- _GOAL OF THE EXERCISE_:
With the images removed, repeat the data below exactly.

- _RECORDED DATA_:
________________________________________

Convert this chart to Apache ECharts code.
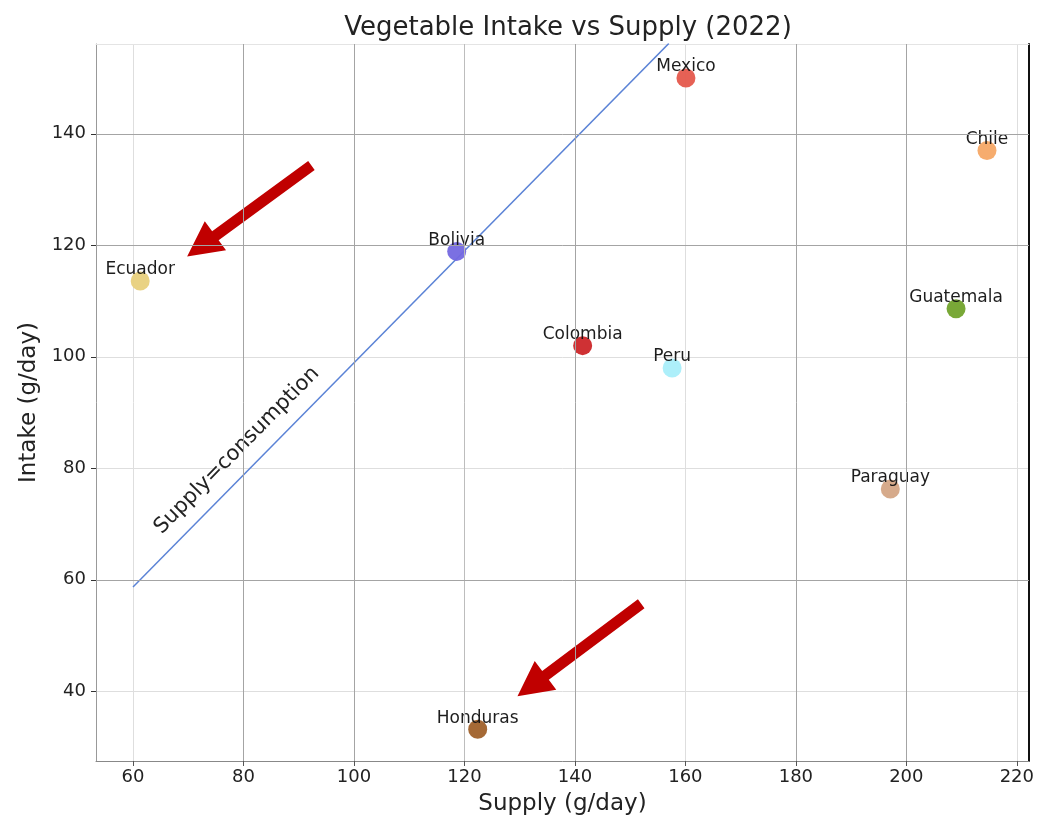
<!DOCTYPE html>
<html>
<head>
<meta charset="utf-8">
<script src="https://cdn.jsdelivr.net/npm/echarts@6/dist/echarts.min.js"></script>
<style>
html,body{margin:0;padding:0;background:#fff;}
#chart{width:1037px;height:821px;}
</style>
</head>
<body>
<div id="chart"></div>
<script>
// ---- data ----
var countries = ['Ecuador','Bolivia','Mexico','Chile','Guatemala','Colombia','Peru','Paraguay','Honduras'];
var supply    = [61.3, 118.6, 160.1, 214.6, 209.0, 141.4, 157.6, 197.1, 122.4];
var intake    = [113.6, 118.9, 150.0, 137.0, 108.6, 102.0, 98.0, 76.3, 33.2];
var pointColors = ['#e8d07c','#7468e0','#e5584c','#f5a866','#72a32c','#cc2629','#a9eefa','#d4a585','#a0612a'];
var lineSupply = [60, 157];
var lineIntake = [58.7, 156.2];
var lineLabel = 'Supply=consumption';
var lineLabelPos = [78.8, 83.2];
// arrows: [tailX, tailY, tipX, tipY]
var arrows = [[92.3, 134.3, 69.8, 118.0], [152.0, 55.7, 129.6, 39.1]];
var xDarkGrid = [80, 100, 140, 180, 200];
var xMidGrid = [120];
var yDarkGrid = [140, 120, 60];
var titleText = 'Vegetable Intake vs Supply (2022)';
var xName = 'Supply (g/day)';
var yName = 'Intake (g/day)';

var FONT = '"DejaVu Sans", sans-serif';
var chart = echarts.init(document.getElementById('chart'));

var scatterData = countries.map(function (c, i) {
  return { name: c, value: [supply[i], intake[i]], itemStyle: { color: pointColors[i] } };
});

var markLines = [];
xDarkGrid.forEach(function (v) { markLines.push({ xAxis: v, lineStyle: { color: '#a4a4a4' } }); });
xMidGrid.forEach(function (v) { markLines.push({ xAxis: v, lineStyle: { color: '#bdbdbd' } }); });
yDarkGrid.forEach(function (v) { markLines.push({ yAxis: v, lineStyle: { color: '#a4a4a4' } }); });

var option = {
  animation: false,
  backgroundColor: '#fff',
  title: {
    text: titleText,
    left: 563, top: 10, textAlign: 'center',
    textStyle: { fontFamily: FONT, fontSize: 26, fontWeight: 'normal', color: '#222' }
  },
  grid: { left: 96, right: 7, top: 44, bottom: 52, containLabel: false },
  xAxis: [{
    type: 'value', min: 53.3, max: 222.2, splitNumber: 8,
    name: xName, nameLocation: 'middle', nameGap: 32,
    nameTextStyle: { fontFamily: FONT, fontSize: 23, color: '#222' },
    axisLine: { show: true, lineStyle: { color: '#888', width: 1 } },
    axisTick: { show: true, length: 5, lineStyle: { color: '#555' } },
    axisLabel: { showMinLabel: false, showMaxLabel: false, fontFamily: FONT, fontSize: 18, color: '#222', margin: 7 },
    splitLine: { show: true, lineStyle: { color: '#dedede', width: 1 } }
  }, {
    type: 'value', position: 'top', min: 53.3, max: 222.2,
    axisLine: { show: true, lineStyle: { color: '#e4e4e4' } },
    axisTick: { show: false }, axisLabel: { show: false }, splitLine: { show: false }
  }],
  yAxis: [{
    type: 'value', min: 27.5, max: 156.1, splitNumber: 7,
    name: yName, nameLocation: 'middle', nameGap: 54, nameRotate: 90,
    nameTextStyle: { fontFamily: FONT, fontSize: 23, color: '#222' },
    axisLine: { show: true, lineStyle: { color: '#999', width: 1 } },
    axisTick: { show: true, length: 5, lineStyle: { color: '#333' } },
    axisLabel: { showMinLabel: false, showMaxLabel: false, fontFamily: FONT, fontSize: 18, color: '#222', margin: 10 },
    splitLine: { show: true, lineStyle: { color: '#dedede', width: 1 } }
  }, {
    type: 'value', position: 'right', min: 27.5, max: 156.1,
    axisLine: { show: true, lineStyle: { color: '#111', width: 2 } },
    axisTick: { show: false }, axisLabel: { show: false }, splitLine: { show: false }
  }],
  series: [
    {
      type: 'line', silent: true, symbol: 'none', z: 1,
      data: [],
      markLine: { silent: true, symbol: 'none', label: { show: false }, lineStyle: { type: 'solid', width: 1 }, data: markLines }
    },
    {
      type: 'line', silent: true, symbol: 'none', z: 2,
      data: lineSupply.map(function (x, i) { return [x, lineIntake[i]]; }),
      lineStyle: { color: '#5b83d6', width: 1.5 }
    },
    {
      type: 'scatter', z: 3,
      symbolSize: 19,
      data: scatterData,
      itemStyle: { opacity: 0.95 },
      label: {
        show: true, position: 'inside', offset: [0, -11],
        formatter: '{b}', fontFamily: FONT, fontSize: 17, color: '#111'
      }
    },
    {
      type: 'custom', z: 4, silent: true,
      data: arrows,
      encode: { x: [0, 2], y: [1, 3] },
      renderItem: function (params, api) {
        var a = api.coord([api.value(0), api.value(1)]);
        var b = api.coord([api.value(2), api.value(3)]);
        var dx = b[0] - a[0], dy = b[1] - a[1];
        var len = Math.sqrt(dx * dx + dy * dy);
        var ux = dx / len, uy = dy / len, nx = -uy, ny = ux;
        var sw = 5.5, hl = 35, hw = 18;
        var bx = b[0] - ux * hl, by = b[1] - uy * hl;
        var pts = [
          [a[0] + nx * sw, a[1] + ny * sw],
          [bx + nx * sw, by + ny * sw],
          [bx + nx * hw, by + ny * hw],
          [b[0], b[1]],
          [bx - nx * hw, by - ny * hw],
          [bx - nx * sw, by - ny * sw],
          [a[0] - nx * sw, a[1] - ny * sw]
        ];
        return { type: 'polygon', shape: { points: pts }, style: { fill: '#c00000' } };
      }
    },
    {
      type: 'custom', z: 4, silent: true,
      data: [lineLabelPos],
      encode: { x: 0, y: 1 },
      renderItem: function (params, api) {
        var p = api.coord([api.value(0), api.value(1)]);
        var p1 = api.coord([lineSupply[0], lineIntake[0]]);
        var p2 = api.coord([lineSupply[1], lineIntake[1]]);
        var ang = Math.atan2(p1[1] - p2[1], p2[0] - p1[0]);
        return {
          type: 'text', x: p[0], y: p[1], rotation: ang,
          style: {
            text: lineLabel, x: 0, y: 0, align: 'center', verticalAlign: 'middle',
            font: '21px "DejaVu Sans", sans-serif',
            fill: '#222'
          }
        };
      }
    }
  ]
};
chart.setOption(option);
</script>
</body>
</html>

________________________________________

- _RESULT_:
Convert this chart to Apache ECharts code.
<!DOCTYPE html>
<html>
<head>
<meta charset="utf-8">
<script src="https://cdn.jsdelivr.net/npm/echarts@6/dist/echarts.min.js"></script>
<style>
html,body{margin:0;padding:0;background:#fff;}
#chart{width:1037px;height:821px;}
</style>
</head>
<body>
<div id="chart"></div>
<script>
// ---- data ----
var countries = ['Ecuador','Bolivia','Mexico','Chile','Guatemala','Colombia','Peru','Paraguay','Honduras'];
var supply    = [61.3, 118.6, 160.1, 214.6, 209.0, 141.4, 157.6, 197.1, 122.4];
var intake    = [113.6, 118.9, 150.0, 137.0, 108.6, 102.0, 98.0, 76.3, 33.2];
var pointColors = ['#e8d07c','#7468e0','#e5584c','#f5a866','#72a32c','#cc2629','#a9eefa','#d4a585','#a0612a'];
var lineSupply = [60, 157];
var lineIntake = [58.7, 156.2];
var lineLabel = 'Supply=consumption';
var lineLabelPos = [78.8, 83.2];
// arrows: [tailX, tailY, tipX, tipY]
var arrows = [[92.3, 134.3, 69.8, 118.0], [152.0, 55.7, 129.6, 39.1]];
var xDarkGrid = [80, 100, 140, 180, 200];
var xMidGrid = [120];
var yDarkGrid = [140, 120, 60];
var titleText = 'Vegetable Intake vs Supply (2022)';
var xName = 'Supply (g/day)';
var yName = 'Intake (g/day)';

var FONT = '"DejaVu Sans", sans-serif';
var chart = echarts.init(document.getElementById('chart'));

var scatterData = countries.map(function (c, i) {
  return { name: c, value: [supply[i], intake[i]], itemStyle: { color: pointColors[i] } };
});

var markLines = [];
xDarkGrid.forEach(function (v) { markLines.push({ xAxis: v, lineStyle: { color: '#a4a4a4' } }); });
xMidGrid.forEach(function (v) { markLines.push({ xAxis: v, lineStyle: { color: '#bdbdbd' } }); });
yDarkGrid.forEach(function (v) { markLines.push({ yAxis: v, lineStyle: { color: '#a4a4a4' } }); });

var option = {
  animation: false,
  backgroundColor: '#fff',
  title: {
    text: titleText,
    left: 563, top: 10, textAlign: 'center',
    textStyle: { fontFamily: FONT, fontSize: 26, fontWeight: 'normal', color: '#222' }
  },
  grid: { left: 96, right: 7, top: 44, bottom: 52, containLabel: false },
  xAxis: [{
    type: 'value', min: 53.3, max: 222.2, splitNumber: 8,
    name: xName, nameLocation: 'middle', nameGap: 32,
    nameTextStyle: { fontFamily: FONT, fontSize: 23, color: '#222' },
    axisLine: { show: true, lineStyle: { color: '#888', width: 1 } },
    axisTick: { show: true, length: 5, lineStyle: { color: '#555' } },
    axisLabel: { showMinLabel: false, showMaxLabel: false, fontFamily: FONT, fontSize: 18, color: '#222', margin: 7 },
    splitLine: { show: true, lineStyle: { color: '#dedede', width: 1 } }
  }, {
    type: 'value', position: 'top', min: 53.3, max: 222.2,
    axisLine: { show: true, lineStyle: { color: '#e4e4e4' } },
    axisTick: { show: false }, axisLabel: { show: false }, splitLine: { show: false }
  }],
  yAxis: [{
    type: 'value', min: 27.5, max: 156.1, splitNumber: 7,
    name: yName, nameLocation: 'middle', nameGap: 54, nameRotate: 90,
    nameTextStyle: { fontFamily: FONT, fontSize: 23, color: '#222' },
    axisLine: { show: true, lineStyle: { color: '#999', width: 1 } },
    axisTick: { show: true, length: 5, lineStyle: { color: '#333' } },
    axisLabel: { showMinLabel: false, showMaxLabel: false, fontFamily: FONT, fontSize: 18, color: '#222', margin: 10 },
    splitLine: { show: true, lineStyle: { color: '#dedede', width: 1 } }
  }, {
    type: 'value', position: 'right', min: 27.5, max: 156.1,
    axisLine: { show: true, lineStyle: { color: '#111', width: 2 } },
    axisTick: { show: false }, axisLabel: { show: false }, splitLine: { show: false }
  }],
  series: [
    {
      type: 'line', silent: true, symbol: 'none', z: 1,
      data: [],
      markLine: { silent: true, symbol: 'none', label: { show: false }, lineStyle: { type: 'solid', width: 1 }, data: markLines }
    },
    {
      type: 'line', silent: true, symbol: 'none', z: 2,
      data: lineSupply.map(function (x, i) { return [x, lineIntake[i]]; }),
      lineStyle: { color: '#5b83d6', width: 1.5 }
    },
    {
      type: 'scatter', z: 3,
      symbolSize: 19,
      data: scatterData,
      itemStyle: { opacity: 0.95 },
      label: {
        show: true, position: 'inside', offset: [0, -11],
        formatter: '{b}', fontFamily: FONT, fontSize: 17, color: '#111'
      }
    },
    {
      type: 'custom', z: 4, silent: true,
      data: arrows,
      encode: { x: [0, 2], y: [1, 3] },
      renderItem: function (params, api) {
        var a = api.coord([api.value(0), api.value(1)]);
        var b = api.coord([api.value(2), api.value(3)]);
        var dx = b[0] - a[0], dy = b[1] - a[1];
        var len = Math.sqrt(dx * dx + dy * dy);
        var ux = dx / len, uy = dy / len, nx = -uy, ny = ux;
        var sw = 5.5, hl = 35, hw = 18;
        var bx = b[0] - ux * hl, by = b[1] - uy * hl;
        var pts = [
          [a[0] + nx * sw, a[1] + ny * sw],
          [bx + nx * sw, by + ny * sw],
          [bx + nx * hw, by + ny * hw],
          [b[0], b[1]],
          [bx - nx * hw, by - ny * hw],
          [bx - nx * sw, by - ny * sw],
          [a[0] - nx * sw, a[1] - ny * sw]
        ];
        return { type: 'polygon', shape: { points: pts }, style: { fill: '#c00000' } };
      }
    },
    {
      type: 'custom', z: 4, silent: true,
      data: [lineLabelPos],
      encode: { x: 0, y: 1 },
      renderItem: function (params, api) {
        var p = api.coord([api.value(0), api.value(1)]);
        var p1 = api.coord([lineSupply[0], lineIntake[0]]);
        var p2 = api.coord([lineSupply[1], lineIntake[1]]);
        var ang = Math.atan2(p1[1] - p2[1], p2[0] - p1[0]);
        return {
          type: 'text', x: p[0], y: p[1], rotation: ang,
          style: {
            text: lineLabel, x: 0, y: 0, align: 'center', verticalAlign: 'middle',
            font: '21px "DejaVu Sans", sans-serif',
            fill: '#222'
          }
        };
      }
    }
  ]
};
chart.setOption(option);
</script>
</body>
</html>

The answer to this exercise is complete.